I residenti di via Triboniano: "Vogliamo quel recinto, stiamo
diventando razzisti". L'assessore Moioli: "Non sarà un altro caso Padova"
"Anche a Milano ci sarà
un muro contro i rom"
Dopo il rogo, progetto del Comune per isolare il campo nomadi
di LUIGI BOLOGNINI
MILANO - Una barriera che separi i rom e gli abitanti di via Triboniano, una delle zone di Milano in cui maggiore è il disagio per l'immigrazione. Una barriera che recinterà l'area a ridosso del laghetto artificiale di questa strada stretta tra la ferrovia e il cimitero nell'estremo Nord-Ovest della metropoli, come chiedono da tempo i residenti. C'è anche questo nel piano con cui il Comune, assieme alle forze dell'ordine, la Caritas e le associazioni che si occupano di immigrazione, vuole sistemare definitivamente l'area, il cui problema è tornato d'attualità dopo che un incendio, la notte di San Silvestro, ha distrutto una buona parte del campo nomadi.
Viene istintivo pensare al muro costruito tra le polemiche qualche mese fa a Padova, attorno a via Anelli, per isolare una zona di spaccio e violenza. Ma l'assessore ai Servizi sociali di Milano, Mariolina Moioli, non accetta il paragone, anzi lo respinge con forza: "Ma che muro, ma che Padova! Noi vogliamo integrare, non emarginare. Sa cosa prevede il piano deciso ieri? La sistemazione dei nomadi di via Triboniano in alloggi dotati di luce e servizi igienici, la nascita di alcuni presidi di operatori sociali e forze dell'ordine, la firma di un patto di socialità e legalità da parte dei rom, com'è successo a Opera qualche giorno fa. E tutto questo solo per le famiglie già censite, senza nuovi accessi. Dopo, solo dopo, vedremo se e come costruire una recinzione, che sarà grande tanto quanto sarà necessario, insomma a seconda della situazione sociale che ci sarà allora. Ma i problemi, con questo nostro piano di azione, saranno ridotti al minimo. E comunque noi miriamo alla socializzazione: ad esempio il laghetto lo voglio lasciare libero, che diventi un punto di incontro".
Peccato che i residenti non vogliano per nulla socializzare, anzi. "Da tempo chiediamo una separazione fisica tra noi e loro e finirà che non ce la daranno neppure stavolta - dice Antonietta Spinella, del comitato via Triboniano - Questo piano è un libro dei sogni, ma io a Babbo Natale ho smesso di credere da anni. Non vogliamo più avere niente a che fare con i rom. Mi spiace, ma abitando qui stiamo diventando razzisti".

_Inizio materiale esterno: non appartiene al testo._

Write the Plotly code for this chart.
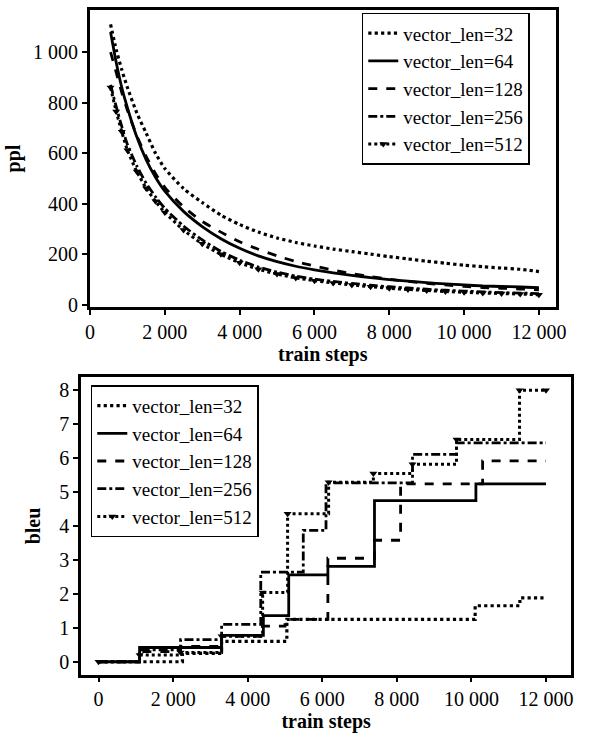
import plotly.graph_objects as go

# ---------------- data ----------------
STEPS = [550, 700, 850, 1000, 1250, 1500, 1750, 2000, 2500, 3000, 3500, 4000, 4500, 5000,
         5500, 6000, 6500, 7000, 7500, 8000, 8500, 9000, 9500, 10000, 10500, 11000, 11500, 12000]
ppl_32 = [1110, 1010, 930, 860, 760, 680, 600, 540, 460, 405, 355, 318, 288, 265,
          247, 233, 221, 211, 201, 191, 182, 173, 165, 157, 151, 146, 141, 132]
ppl_64 = [1080, 960, 860, 780, 665, 575, 505, 450, 370, 310, 262, 224, 194, 171,
          153, 139, 127, 117, 108, 100, 94, 88, 83, 79, 75, 73, 71, 68]
ppl_128 = [1000, 920, 840, 770, 670, 588, 520, 465, 388, 330, 288, 250, 220, 194,
           172, 154, 138, 124, 112, 102, 93, 85, 79, 73, 69, 66, 63, 60]
ppl_256 = [870, 785, 705, 635, 550, 482, 428, 382, 312, 257, 212, 177, 150, 130,
           114, 102, 93, 85, 78, 72, 67, 62, 58, 55, 52, 49, 47, 45]
ppl_512 = [860, 765, 685, 612, 528, 462, 410, 366, 296, 242, 200, 167, 141, 122,
           107, 96, 87, 79, 72, 66, 61, 57, 53, 50, 47, 45, 43, 40]

bleu_32_x = [0, 2250, 3300, 5050, 10100, 11300, 12000]
bleu_32_y = [0, 0.25, 0.6, 1.25, 1.65, 1.88, 1.88]
bleu_64_x = [0, 1100, 3300, 4420, 5100, 6150, 7400, 10120, 12000]
bleu_64_y = [0, 0.42, 0.78, 1.36, 2.56, 2.81, 4.75, 5.24, 5.24]
bleu_128_x = [0, 1100, 2200, 3300, 4350, 5000, 6150, 7400, 8100, 10300, 12000]
bleu_128_y = [0, 0.3, 0.45, 0.75, 1.05, 1.25, 3.05, 3.58, 5.24, 5.92, 5.92]
bleu_256_x = [0, 1100, 2200, 3300, 4350, 5490, 6100, 8420, 9600, 12000]
bleu_256_y = [0, 0.35, 0.65, 1.1, 2.64, 3.87, 5.27, 6.11, 6.45, 6.45]
bleu_512_x = [0, 1100, 2200, 3300, 4400, 5070, 6170, 7370, 8420, 9600, 11290, 12000]
bleu_512_y = [0, 0.2, 0.27, 0.75, 2.04, 4.36, 5.29, 5.55, 5.82, 6.55, 8.0, 8.0]

NAMES = ["vector_len=32", "vector_len=64", "vector_len=128", "vector_len=256", "vector_len=512"]
X_TICKS = [0, 2000, 4000, 6000, 8000, 10000, 12000]
PPL_TICKS = [0, 200, 400, 600, 800, 1000]
BLEU_TICKS = [0, 1, 2, 3, 4, 5, 6, 7, 8]

# ---------------- styles ----------------
FONT = "Liberation Serif"
W, H = 595, 738
styles = [
    dict(dash="dot", mode="lines", symbol=None, width=3.2),
    dict(dash="solid", mode="lines", symbol=None, width=2.8),
    dict(dash="dash", mode="lines", symbol=None, width=2.8),
    dict(dash="dashdot", mode="lines", symbol=None, width=2.8),
    dict(dash="dot", mode="lines+markers", symbol="triangle-down", width=3.0),
]

fig = go.Figure()

ppl_series = [ppl_32, ppl_64, ppl_128, ppl_256, ppl_512]
for name, ys, st in zip(NAMES, ppl_series, styles):
    kw = dict(x=STEPS, y=ys, name=name, mode=st["mode"], xaxis="x", yaxis="y",
              legend="legend",
              line=dict(color="black", width=st["width"], dash=st["dash"],
                        shape="spline", smoothing=0.6))
    if st["symbol"]:
        kw["marker"] = dict(symbol=st["symbol"], size=7, color="black")
    fig.add_trace(go.Scatter(**kw))

bleu_series = [(bleu_32_x, bleu_32_y), (bleu_64_x, bleu_64_y), (bleu_128_x, bleu_128_y),
               (bleu_256_x, bleu_256_y), (bleu_512_x, bleu_512_y)]
for name, (xs, ys), st in zip(NAMES, bleu_series, styles):
    kw = dict(x=xs, y=ys, name=name, mode=st["mode"], xaxis="x2", yaxis="y2",
              legend="legend2",
              line=dict(color="black", width=st["width"], dash=st["dash"], shape="hv"))
    if st["symbol"]:
        kw["marker"] = dict(symbol=st["symbol"], size=7, color="black")
    fig.add_trace(go.Scatter(**kw))

axis_common = dict(
    showline=True, linecolor="black", linewidth=2.5, mirror=True,
    ticks="outside", ticklen=5, tickwidth=2, tickcolor="black",
    showgrid=False, zeroline=False,
    tickfont=dict(family=FONT, size=20, color="black"),
)
title_font = dict(family=FONT, size=20, color="black")
legend_common = dict(xanchor="left", yanchor="top",
                     bgcolor="white", bordercolor="black", borderwidth=1.5,
                     font=dict(family=FONT, size=19, color="black"),
                     itemwidth=30, tracegroupgap=0,
                     entrywidth=150, entrywidthmode="pixels")

fig.update_layout(
    width=W, height=H,
    margin=dict(l=0, r=0, t=0, b=0),
    paper_bgcolor="white", plot_bgcolor="white",
    separators=". ",
    font=dict(family=FONT, color="black"),
    xaxis=dict(domain=[87 / W, 565 / W], anchor="y", range=[-5, 12450],
               tickvals=X_TICKS, tickformat=",d",
               title=dict(text="<b>train steps</b>", font=title_font, standoff=2),
               **axis_common),
    yaxis=dict(domain=[1 - 311 / H, 1 - 10 / H], anchor="x", range=[-9, 1167],
               tickvals=PPL_TICKS, tickformat=",d",
               title=dict(text="<b>ppl</b>", font=title_font, standoff=8),
               **axis_common),
    xaxis2=dict(domain=[78 / W, 581 / W], anchor="y2", range=[-470, 12680],
                tickvals=X_TICKS, tickformat=",d",
                title=dict(text="<b>train steps</b>", font=title_font, standoff=2),
                **axis_common),
    yaxis2=dict(domain=[1 - 683 / H, 1 - 382 / H], anchor="x2", range=[-0.38, 8.38],
                tickvals=BLEU_TICKS,
                title=dict(text="<b>bleu</b>", font=title_font, standoff=14),
                **axis_common),
    legend=dict(x=366 / W, y=1 - 13 / H, **legend_common),
    legend2=dict(x=88 / W, y=1 - 390 / H, **legend_common),
    showlegend=True,
)

fig.write_html("out.html")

A pronunciarsi a favore di una qualche separazione tra nomadi e abitanti di via Triboniano è, a sorpresa, anche un nome simbolo della battaglia a favore dell'integrazione e dell'accoglienza a Milano, don Virginio Colmegna: "È giusto anche tutelare chi vive in certe zone. Ma questo piano, quando sarà stato attuato, sarà un notevole aiuto per tutti". Ne è convinto anche il sindaco, Letizia Moratti: "Agiremo secondo due linee: legalità e sicurezza. Si tratta di un problema di solidarietà, di assistenza e di ordine pubblico".
E stavolta il mondo politico è quasi tutto d'accordo. "È un inizio di soluzione che affronti l'emergenza" dice Carlo Fidanza di An. Il centrosinistra che sta all'opposizione applaude, con qualche riserva: "Diciamo no ai ghetti, ma le regole vanno rispettate. Giusto puntare sui presìdi fissi", dice il diessino Marco Granelli. Solo la Lega, che è nella maggioranza che sostiene Letizia Moratti, attacca: "Se questi sono nomadi, perché dobbiamo renderli stanziali? Quelli sono soldi buttati, compresi quelli per la recinzione. In via Triboniano di nomadi devono essercene zero", dice il capogruppo Matteo Salvini annunciando battaglia in Giunta e Consiglio.